The crowd filed in, the butcher got the cow flank ready for cutting up, and various plates of hors d'oeuvres and bottles of wine were available for consumption. I was way too nervous to eat or drink anything. The first author, the Oregonian editor, took the stage, and I started listening to what I had to share the stage with.

She was great. She wrote a wonderful, touching short essay about going hunting with her father. This was NPR quality stuff- good stuff that actually jerked a few tears out of the crowd. I was nervous. The novelist was next, and absolutely killed. She was witty, funny, and had the entire audience in stitches while reading about misadventures with bacon. The butcher even had to put down his various knives and take a moment to regain composure. This woman was funny.

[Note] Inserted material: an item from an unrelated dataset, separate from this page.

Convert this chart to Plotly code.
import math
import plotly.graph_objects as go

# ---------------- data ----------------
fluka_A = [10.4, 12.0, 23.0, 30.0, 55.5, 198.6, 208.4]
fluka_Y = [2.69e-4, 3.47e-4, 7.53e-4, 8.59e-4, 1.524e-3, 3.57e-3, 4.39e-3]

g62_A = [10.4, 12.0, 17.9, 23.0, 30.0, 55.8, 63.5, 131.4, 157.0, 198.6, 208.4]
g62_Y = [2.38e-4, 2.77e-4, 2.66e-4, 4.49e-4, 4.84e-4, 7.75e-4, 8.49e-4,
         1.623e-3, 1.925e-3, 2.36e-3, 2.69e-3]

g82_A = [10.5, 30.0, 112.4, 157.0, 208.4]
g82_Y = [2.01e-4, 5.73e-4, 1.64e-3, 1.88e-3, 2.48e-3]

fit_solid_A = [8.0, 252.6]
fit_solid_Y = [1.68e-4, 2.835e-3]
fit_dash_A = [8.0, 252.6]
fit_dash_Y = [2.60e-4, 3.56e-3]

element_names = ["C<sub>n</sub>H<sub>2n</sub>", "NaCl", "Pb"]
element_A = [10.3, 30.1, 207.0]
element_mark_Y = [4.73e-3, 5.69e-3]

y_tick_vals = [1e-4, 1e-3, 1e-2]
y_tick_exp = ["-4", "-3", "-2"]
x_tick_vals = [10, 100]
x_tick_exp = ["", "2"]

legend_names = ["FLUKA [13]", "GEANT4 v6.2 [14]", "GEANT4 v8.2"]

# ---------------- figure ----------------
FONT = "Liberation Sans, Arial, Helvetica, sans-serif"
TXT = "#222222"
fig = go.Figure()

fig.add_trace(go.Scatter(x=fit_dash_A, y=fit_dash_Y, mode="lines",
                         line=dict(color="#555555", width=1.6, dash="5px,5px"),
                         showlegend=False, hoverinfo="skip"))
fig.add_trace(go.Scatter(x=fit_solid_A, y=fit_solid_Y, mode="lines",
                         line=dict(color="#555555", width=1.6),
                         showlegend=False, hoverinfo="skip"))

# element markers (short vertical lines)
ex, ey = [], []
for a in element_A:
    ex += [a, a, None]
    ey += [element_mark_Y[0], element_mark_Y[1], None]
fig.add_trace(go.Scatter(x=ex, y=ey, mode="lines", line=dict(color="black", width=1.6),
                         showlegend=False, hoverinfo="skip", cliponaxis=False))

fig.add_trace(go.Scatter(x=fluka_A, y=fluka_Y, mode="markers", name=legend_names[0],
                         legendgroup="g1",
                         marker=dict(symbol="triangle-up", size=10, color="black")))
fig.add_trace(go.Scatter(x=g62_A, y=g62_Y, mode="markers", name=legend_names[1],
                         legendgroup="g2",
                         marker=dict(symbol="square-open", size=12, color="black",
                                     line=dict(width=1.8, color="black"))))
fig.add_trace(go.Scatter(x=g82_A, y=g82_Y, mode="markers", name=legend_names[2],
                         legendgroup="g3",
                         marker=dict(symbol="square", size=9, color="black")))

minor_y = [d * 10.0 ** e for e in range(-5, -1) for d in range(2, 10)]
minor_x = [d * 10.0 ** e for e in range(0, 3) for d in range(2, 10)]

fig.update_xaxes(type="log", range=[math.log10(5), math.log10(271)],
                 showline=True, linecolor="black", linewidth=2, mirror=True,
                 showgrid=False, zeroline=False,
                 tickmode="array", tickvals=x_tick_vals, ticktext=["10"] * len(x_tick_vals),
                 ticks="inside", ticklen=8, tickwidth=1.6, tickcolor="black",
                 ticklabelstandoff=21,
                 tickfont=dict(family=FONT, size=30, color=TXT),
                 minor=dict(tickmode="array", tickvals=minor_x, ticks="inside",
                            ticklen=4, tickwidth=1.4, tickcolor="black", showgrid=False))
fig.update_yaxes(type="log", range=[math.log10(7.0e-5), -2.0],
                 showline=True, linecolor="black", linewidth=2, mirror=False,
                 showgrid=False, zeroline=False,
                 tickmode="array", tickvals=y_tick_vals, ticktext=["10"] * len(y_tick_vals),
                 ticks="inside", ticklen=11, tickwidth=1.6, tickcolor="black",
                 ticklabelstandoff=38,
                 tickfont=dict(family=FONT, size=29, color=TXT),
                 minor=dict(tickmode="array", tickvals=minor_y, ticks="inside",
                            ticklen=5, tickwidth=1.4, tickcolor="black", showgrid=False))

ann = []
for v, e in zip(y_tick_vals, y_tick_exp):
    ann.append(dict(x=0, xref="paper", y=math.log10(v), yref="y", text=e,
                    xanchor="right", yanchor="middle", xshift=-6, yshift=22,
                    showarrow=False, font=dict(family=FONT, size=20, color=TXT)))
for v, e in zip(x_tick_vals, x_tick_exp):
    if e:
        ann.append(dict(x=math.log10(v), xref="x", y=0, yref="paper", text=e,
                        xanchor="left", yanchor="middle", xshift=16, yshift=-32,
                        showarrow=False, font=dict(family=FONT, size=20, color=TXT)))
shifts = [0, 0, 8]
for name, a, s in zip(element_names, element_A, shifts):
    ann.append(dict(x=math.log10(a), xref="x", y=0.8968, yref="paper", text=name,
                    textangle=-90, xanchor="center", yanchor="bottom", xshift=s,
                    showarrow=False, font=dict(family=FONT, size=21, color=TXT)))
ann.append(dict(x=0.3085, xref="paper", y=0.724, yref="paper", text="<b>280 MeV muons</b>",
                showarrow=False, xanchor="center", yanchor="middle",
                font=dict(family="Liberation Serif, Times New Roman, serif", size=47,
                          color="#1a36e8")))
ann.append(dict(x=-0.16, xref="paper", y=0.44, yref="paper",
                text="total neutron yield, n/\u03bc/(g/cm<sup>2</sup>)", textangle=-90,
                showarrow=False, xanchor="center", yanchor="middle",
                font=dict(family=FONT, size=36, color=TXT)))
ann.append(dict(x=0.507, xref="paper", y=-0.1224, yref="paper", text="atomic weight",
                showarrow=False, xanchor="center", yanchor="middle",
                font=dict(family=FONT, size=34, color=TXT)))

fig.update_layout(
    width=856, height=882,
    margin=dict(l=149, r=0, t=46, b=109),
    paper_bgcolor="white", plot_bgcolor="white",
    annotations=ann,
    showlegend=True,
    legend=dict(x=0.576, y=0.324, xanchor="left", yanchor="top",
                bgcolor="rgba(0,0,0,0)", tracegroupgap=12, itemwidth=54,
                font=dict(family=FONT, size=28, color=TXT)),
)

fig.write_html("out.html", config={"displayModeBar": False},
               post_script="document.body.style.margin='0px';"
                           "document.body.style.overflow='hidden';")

I thought to myself "Well, fuck. I'm not touching or funny. I'm just sort of purple-prosey, metaphor-laden and weird." I think that was the point, though. All of our pieces were very different, and I suspect that the organizer wanted a diversity of styles at the event. When the novelist finished, I stepped up, my heart pounding and...

And calmed down. As soon as I was up there, as soon as I started reading, I was at ease. People, much to my delight, were into it. I read all about witnessing public eel slaughter, about attitudes towards meat in Japan, and about how I ate some kind of odd things while I was there. My mention of eating an entire sparrow got an audible "eww!" from the audience. I was reading my own work, and the crowd was reacting positively to it. I can see how open mic stuff gets addictive.

After I was done, I felt relieved, and the editor said that she really liked what I'd written, and gave me some advice about selling it. I thanked her, and downed a glass of wine. The rest of the evening was an informative Q&A with the butcher and a few farmers about what goes into raising and preparing beef, and different sorts of meat were presented for a tasting.

I stuck around to answer a few questions from people ("Did you really eat a sparrow?" was the most common one, "What's raw horse meat like?" was the other) and chatted a bit with a chef who'd spent a fair amount of time in Southeast Asia eating weird stuff. I left the event and abuzz.